'Alicia's Law' works to fight internet crimes against children
GREEN BAY (WLUK) -- Area law enforcement agencies are improving their abilities in fighting internet crimes against children.
The 'Wisconsin Internet Crimes Against Children' Conference was held Monday at the KI Convention Center.
One of the keynote speakers was Alicia Kozakiewicz, a survivor and advocate for child internet safety.
"I thought this was a boy around my age and he was interested in me," she said. "What I was about, and wanted to talk to me."
At the age of 13, she was lured out her Pittsburgh home, to meet someone who she considered a friend online.
But who that person turned out to be is any parent's worst nightmare.
"He was instantly a monster," said Kozakiewicz. "He instantly threatened my life, and that was when I knew I no longer had control of my life."
Kozakiewicz was kidnapped and taken to Virginia.
She says she was chained up, raped and tortured in a basement for four days, "I did whatever I had to survive. No matter how humiliating or brutal or disgusting. I did it because I wanted to live."

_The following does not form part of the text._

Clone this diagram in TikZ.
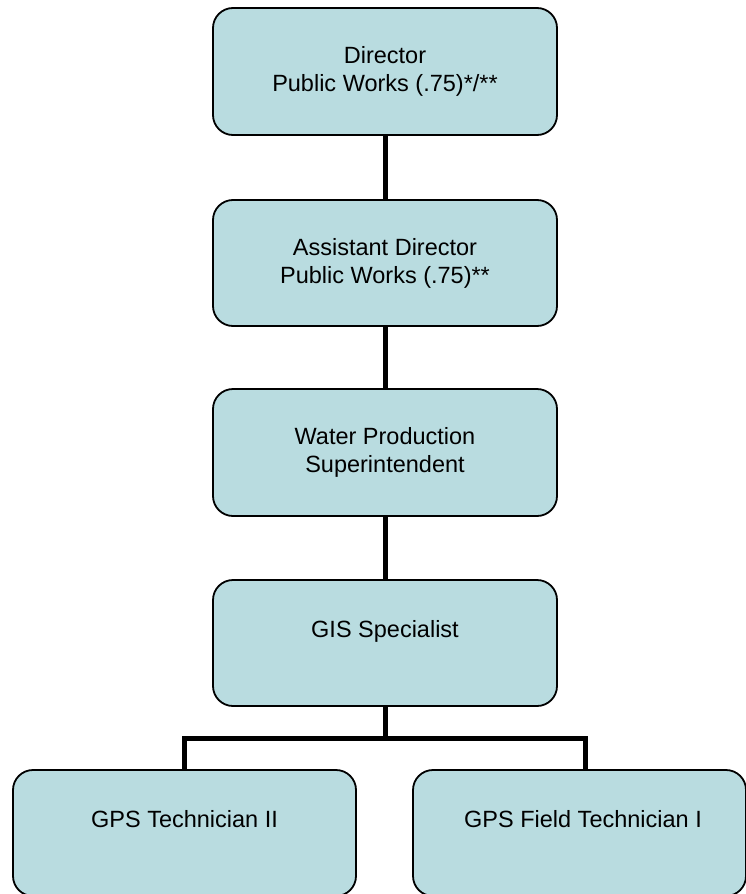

She was rescued by the fast work of the FBI. And it's her story, which created 'Alicia's Law.'
"Alicia's Law has been helpful in helping to get to victims faster," said Wisconsin Attorney General, Brad Schimel.
The law was signed into Wisconsin legislation in 2016. It helps fund the state's Internet Crimes Against Children Task force.
Schimel says the law allows officers to use the most updated technology working to catch predators quicker.
"They're working at it, they spend a lot of hours perfecting their craft," he said. "That's why it's so important that law enforcement is perfecting their craft."
With her mission to save more children from falling prey, Kozakiewicz says her work has just begun.
"When horrible things happen, we need to learn from it, and we need to make changes," she said.
"Alicia's Law" has been signed into law in 11 states.